I want to increase the scale of these pieces.  Growing them bigger with the addition of many, many more malevolent elements.  I want to feed them with clutter and random objects until they become wild and overgrown and sprawl across large scale sheets of watercolour paper…

on white

But I find myself lacking.  Lacking time and space and energy to fill these large sheets of paper with the overgrown tangle of plants I see in my head.  Lacking the discipline to stay up and create, in the darkness when everyone else sleeps – Or to stay home when my friends are out having fun… I’m really not very good when it comes to missing out.  And discipline would definitely be needed to push through such a large project to completion… Not be sidetracked by the bright monsters and birds who also call for attention in my head.
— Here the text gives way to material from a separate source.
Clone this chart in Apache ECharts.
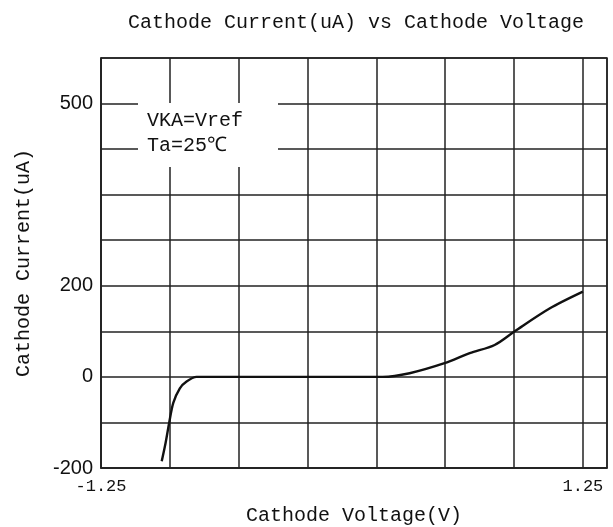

Instead, I’m letting it branch off to the side.   Keeping it smaller and more achievable.  Same same, but different.  Playing with moving my paintings away from my safe and comforting paper and onto beautiful reverse linen canvas.  Simple, and yet a challenge for me – Still working with the paint I love, but in a new way : Gouache is water-based, used in a similar way to watercolour.  When painted onto an unprimed porous surface it sinks in and bleeds out – A nice effect if you were doing a silk painting… But not what I want.

Deaths head in progress

So I’ve changed up my process : I’m layering it between heat sealed flat acrylic – Like the white base layers below images on screen printed tee-shirts.  Carefully carefully, so the gouache doesn’t bleed off the edges and onto the unprimed fiber.  And then there is the issue of binding the layers of gouache – You see, if it builds up, it has the tendency to flake.  Another layer.  Varnish.  But only on the painted area.  To contrast with the matteness of the natural linen.  Slow.  Like watching paint dry.  …But I have to say, I’m loving these new steps in the process!